====== Given information ======

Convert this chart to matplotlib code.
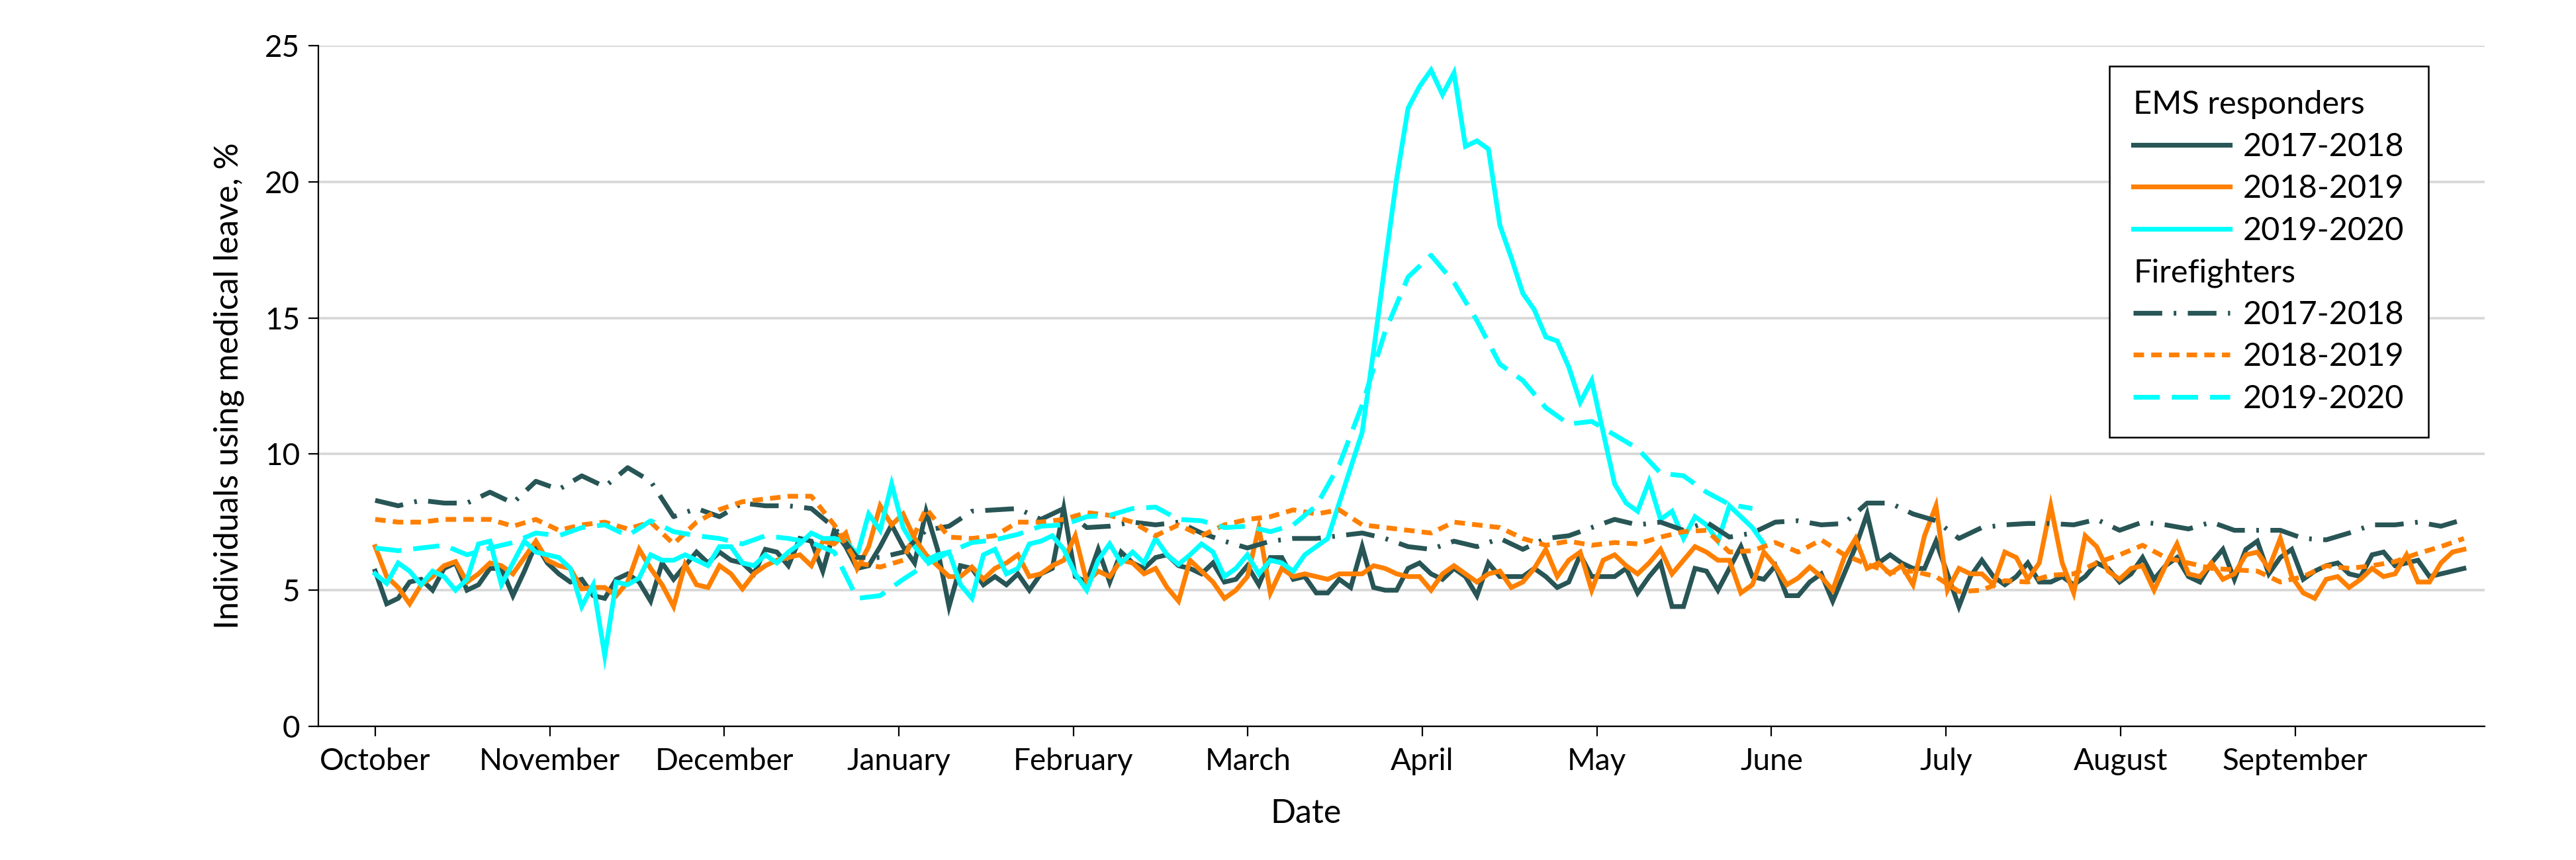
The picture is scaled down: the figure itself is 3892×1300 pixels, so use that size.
import numpy as np
import matplotlib
matplotlib.use("Agg")
import matplotlib.pyplot as plt
from matplotlib.lines import Line2D

plt.rcParams['font.family'] = ['Lato', 'DejaVu Sans']

months = ["October", "November", "December", "January", "February", "March",
          "April", "May", "June", "July", "August", "September"]
seasons = ["2017-2018", "2018-2019", "2019-2020"]

# EMS responders, % on medical leave, one value every 2 days from October 1
ems_2017_2018 = [
    5.7, 4.5, 4.7, 5.3, 5.4, 5.0, 5.8, 6.0, 5.0, 5.2, 5.8, 5.8, 4.8, 5.7, 6.7,
    6.0, 5.6, 5.3, 5.4, 4.8, 4.7, 5.4, 5.6, 5.3, 4.6, 6.0, 5.4, 5.9, 6.4,
    6.0, 6.4, 6.1, 6.0, 5.6, 6.5, 6.4, 5.9, 6.9, 6.8, 5.7, 7.2, 6.6, 5.8, 5.9,
    6.6, 7.4, 6.6, 6.0, 7.9, 6.5, 4.4, 5.9, 5.8, 5.2, 5.5, 5.2, 5.6, 5.0, 5.6,
    5.8, 8.0,
    5.5, 5.3, 6.5, 5.3, 6.4, 6.0, 5.8, 6.2, 6.3, 5.9, 5.8, 5.6, 6.0, 5.3, 5.4,
    5.9, 5.2, 6.2, 6.2, 5.4, 5.5, 4.9, 4.9, 5.4, 5.1, 6.6, 5.1, 5.0, 5.0, 5.8,
    6.0,
    5.6, 5.4, 5.8, 5.5, 4.8, 6.0, 5.5, 5.5, 5.5, 5.8, 5.5, 5.1, 5.3, 6.3, 5.5,
    5.5, 5.5, 5.8, 4.9, 5.5, 6.0, 4.4, 4.4, 5.8, 5.7, 5.0, 5.8, 6.6, 5.5, 5.4,
    5.9, 4.8,
    4.8, 5.3, 5.6, 4.6, 5.6, 6.6, 7.8, 6.0, 6.3, 6.0, 5.8, 5.8, 6.8, 5.6, 4.4,
    5.5, 6.1, 5.5, 5.2, 5.5, 6.0, 5.3, 5.3, 5.5, 5.2, 5.5, 6.0, 5.8, 5.3, 5.6,
    6.2, 5.4,
    5.9, 6.2, 5.5, 5.3, 6.0, 6.5, 5.4, 6.5, 6.8, 5.6, 6.2, 6.5, 5.4, 5.7, 5.9,
    6.0, 5.6, 5.5, 6.3, 6.4, 5.9, 6.0, 6.1, 5.5, 5.6, 5.7, 5.8,
]
ems_2018_2019 = [
    6.6, 5.5, 5.1, 4.5, 5.2, 5.5, 5.9, 6.05, 5.3, 5.6, 6.0, 5.9, 5.6, 6.2, 6.8,
    6.1, 5.9, 5.8, 5.05, 5.1, 5.1, 4.8, 5.3, 6.5, 5.8, 5.2, 4.4, 5.95, 5.2,
    5.1, 5.9, 5.6, 5.05, 5.6, 5.9, 6.1, 6.2, 6.3, 5.9, 6.8, 6.7, 7.1, 5.8, 6.6,
    8.1, 7.4, 7.8, 6.9, 6.3, 5.9, 5.5, 5.5, 5.85, 5.4, 5.8, 6.0, 6.3, 5.5, 5.6,
    5.9, 6.1,
    7.0, 5.3, 5.7, 5.5, 6.1, 6.0, 5.6, 5.8, 5.1, 4.6, 6.1, 5.7, 5.3, 4.7, 5.0,
    5.5, 7.3, 4.9, 5.8, 5.5, 5.6, 5.5, 5.4, 5.6, 5.6, 5.6, 5.9, 5.8, 5.6, 5.5,
    5.5,
    5.0, 5.6, 5.9, 5.6, 5.3, 5.6, 5.7, 5.1, 5.3, 5.8, 6.5, 5.5, 6.1, 6.4, 5.0,
    6.1, 6.3, 5.9, 5.6, 6.0, 6.5, 5.6, 6.1, 6.6, 6.4, 6.1, 6.1, 4.9, 5.2, 6.4,
    5.9, 5.2,
    5.45, 5.85, 5.5, 5.0, 6.2, 6.9, 5.8, 6.0, 5.6, 5.9, 5.2, 7.0, 8.1, 5.0, 5.8,
    5.6, 5.6, 5.2, 6.4, 6.2, 5.4, 6.0, 8.1, 6.0, 4.9, 7.0, 6.6, 5.7, 5.4, 5.8,
    5.9, 5.0,
    5.9, 6.7, 5.6, 5.5, 6.0, 5.4, 5.6, 6.3, 6.4, 5.8, 6.9, 5.5, 4.9, 4.7, 5.4,
    5.5, 5.1, 5.4, 5.8, 5.5, 5.6, 6.3, 5.3, 5.3, 6.0, 6.4, 6.5,
]
ems_2019_2020 = [
    5.6, 5.25, 6.0, 5.7, 5.2, 5.7, 5.5, 5.0, 5.4, 6.7, 6.8, 5.2, 6.0, 6.8, 6.4,
    6.3, 6.2, 5.8, 4.4, 5.2, 2.6, 5.3, 5.2, 5.45, 6.3, 6.1, 6.1, 6.3, 6.1,
    5.9, 6.6, 6.6, 6.0, 5.9, 6.3, 6.0, 6.4, 6.7, 7.1, 6.9, 6.9, 6.8, 6.3, 7.8,
    7.2, 8.9, 7.3, 6.6, 6.1, 6.3, 6.4, 5.2, 4.7, 6.3, 6.5, 5.6, 5.8, 6.7, 6.8,
    7.0, 6.5,
    5.6, 5.0, 6.1, 6.7, 6.0, 6.4, 6.0, 6.9, 6.3, 5.95, 6.3, 6.7, 6.4, 5.5, 5.8,
    6.3, 5.6, 6.1, 6.0, 5.7, 6.3, 6.6, 6.9, 8.2, 9.5,
    10.8, 13.8, 17.0, 20.1, 22.7, 23.5, 24.1, 23.2, 24.0, 21.3, 21.5, 21.2,
    18.4, 17.2, 15.9, 15.3, 14.3, 14.15, 13.2, 11.9, 12.7, 10.8, 8.9, 8.2, 7.9,
    9.0, 7.6, 7.9, 6.9, 7.7, 7.4, 6.8, 8.1, 7.7, 7.3, 6.7,
]

# Firefighters, % on medical leave, one value every 4 days from October 1
ff_2017_2018 = [
    8.3, 8.1, 8.3, 8.2, 8.2, 8.6, 8.2, 9.0, 8.7, 9.2, 8.8, 9.5, 9.0, 7.7, 8.0,
    7.7, 8.2, 8.1, 8.1, 8.0, 7.3, 6.2, 6.2, 6.4, 7.2, 7.35, 7.9, 7.95, 8.0, 7.6,
    8.0,
    7.3, 7.35, 7.5, 7.4, 7.5, 7.1, 6.8, 6.55, 6.8, 6.9, 6.9, 7.0, 7.1, 6.9, 6.6,
    6.5, 6.8, 6.6, 6.9, 6.5, 6.9, 7.0, 7.3, 7.6, 7.4, 7.5, 7.2, 7.5, 6.95, 7.1,
    7.5,
    7.55, 7.4, 7.45, 8.2, 8.2, 7.8, 7.55, 6.9, 7.3, 7.4, 7.45, 7.45, 7.4, 7.6,
    7.2, 7.5,
    7.4, 7.25, 7.5, 7.2, 7.2, 7.2, 6.9, 6.85, 7.1, 7.4, 7.4, 7.5, 7.35, 7.6,
]
ff_2018_2019 = [
    7.6, 7.5, 7.5, 7.6, 7.6, 7.6, 7.35, 7.6, 7.2, 7.4, 7.5, 7.25, 7.5, 6.7, 7.5,
    7.96, 8.25, 8.35, 8.45, 8.45, 7.4, 6.0, 5.85, 6.1, 8.0, 6.95, 6.9, 7.0, 7.5,
    7.5, 7.6,
    7.85, 7.75, 7.5, 7.0, 7.4, 7.0, 7.4, 7.6, 7.7, 7.95, 7.8, 7.95, 7.4, 7.3,
    7.2,
    7.1, 7.5, 7.4, 7.3, 6.9, 6.65, 6.8, 6.65, 6.75, 6.7, 6.95, 7.15, 7.2, 6.4,
    6.45, 6.75,
    6.4, 6.85, 6.3, 5.95, 5.65, 5.7, 5.5, 4.95, 5.0, 5.35, 5.3, 5.55, 5.6, 6.0,
    6.3, 6.65,
    6.2, 6.0, 5.8, 5.75, 5.7, 5.3, 5.5, 5.9, 5.8, 5.9, 6.05, 6.35, 6.6, 6.9,
]
ff_2019_2020 = [
    6.55, 6.45, 6.55, 6.65, 6.3, 6.55, 6.75, 7.1, 7.0, 7.3, 7.4, 7.0, 7.55,
    7.15, 7.0,
    6.9, 6.7, 7.0, 6.9, 6.75, 6.4, 4.7, 4.8, 5.4, 5.94, 6.4, 6.75, 6.85, 7.05,
    7.35, 7.4,
    7.7, 7.75, 8.0, 8.05, 7.6, 7.55, 7.3, 7.35, 7.15, 7.4, 8.1, 9.6, 11.8,
    14.5, 16.5, 17.3, 16.3, 14.9, 13.3, 12.7, 11.7, 11.1, 11.2, 10.7, 10.2,
    9.3, 9.2, 8.6, 8.15, 8.0,
]

dark = "#285555"
orange = "#FF8000"
cyan = "#00FFFF"
colors = [dark, orange, cyan]

ems = [ems_2017_2018, ems_2018_2019, ems_2019_2020]
ff = [ff_2017_2018, ff_2018_2019, ff_2019_2020]
ff_dashes = [(6.0, 2.4, 0.55, 2.4), (2.2, 1.5), (5.5, 2.5)]
lw = 2.6

fig = plt.figure(figsize=(19.46, 6.5), dpi=200)
ax = fig.add_axes([0.1236, 0.1554, 0.8409, 0.7916])

emsLines = []
for i in range(3):
    x = np.arange(len(ems[i])) * 2
    l, = ax.plot(x, ems[i], color=colors[i], linewidth=lw, solid_joinstyle='miter')
    emsLines.append(l)

ffLines = []
for i in range(3):
    x = np.arange(len(ff[i])) * 4
    l, = ax.plot(x, ff[i], color=colors[i], linewidth=lw, dashes=ff_dashes[i])
    ffLines.append(l)

ax.set_xlim(-9.9, 367.6)
ax.set_ylim(0, 25)
ax.set_xticks(np.arange(12) * 365 / 12)
ax.set_xticklabels(months)
ax.set_yticks(np.arange(0, 26, 5))

ax.yaxis.grid(True, color='#d9d9d9', linewidth=1.4)
ax.set_axisbelow(True)
for side in ['top', 'right']:
    ax.spines[side].set_visible(False)
for side in ['left', 'bottom']:
    ax.spines[side].set_linewidth(0.8)
ax.tick_params(axis='both', length=5.5, width=0.8, labelsize=16.5, color='black')
ax.tick_params(axis='y', pad=4.5)
ax.tick_params(axis='x', pad=6)

ax.set_xlabel("Date", fontsize=18)
ax.xaxis.set_label_coords(0.456, -0.106)
ax.set_ylabel("Individuals using medical leave, %", fontsize=18, labelpad=11)

blank = Line2D([], [], linestyle='none')
handles = [blank] + emsLines + [blank] + ffLines
labels = ["EMS responders"] + seasons + ["Firefighters"] + seasons
leg = ax.legend(handles, labels, loc='upper right', bbox_to_anchor=(0.974, 0.970),
                frameon=True, fancybox=False, edgecolor='black', framealpha=1,
                fontsize=17.5, handlelength=3.0, handletextpad=0.4,
                labelspacing=0.40, borderpad=0.75, borderaxespad=0)
leg.get_frame().set_linewidth(0.9)

# pull the two group headers to the left edge, no handle space
for vpack in leg._legend_handle_box.get_children():
    for hpack in vpack.get_children():
        drawArea, textArea = hpack.get_children()
        if textArea.get_text() in ("EMS responders", "Firefighters"):
            drawArea.set_width(0)
            hpack.sep = 0

fig.savefig("out.png", dpi=200, facecolor='white')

======

### [Task instructions]
Only the lines from the one with "The picture is" up to the one with "plt.rcParams['font.family'] = ['Lato', 'DejaVu" should be repeated, both included, exactly as they appear.

### [In response]
The picture is scaled down: the figure itself is 3892×1300 pixels, so use that size.
import numpy as np
import matplotlib
matplotlib.use("Agg")
import matplotlib.pyplot as plt
from matplotlib.lines import Line2D

plt.rcParams['font.family'] = ['Lato', 'DejaVu Sans']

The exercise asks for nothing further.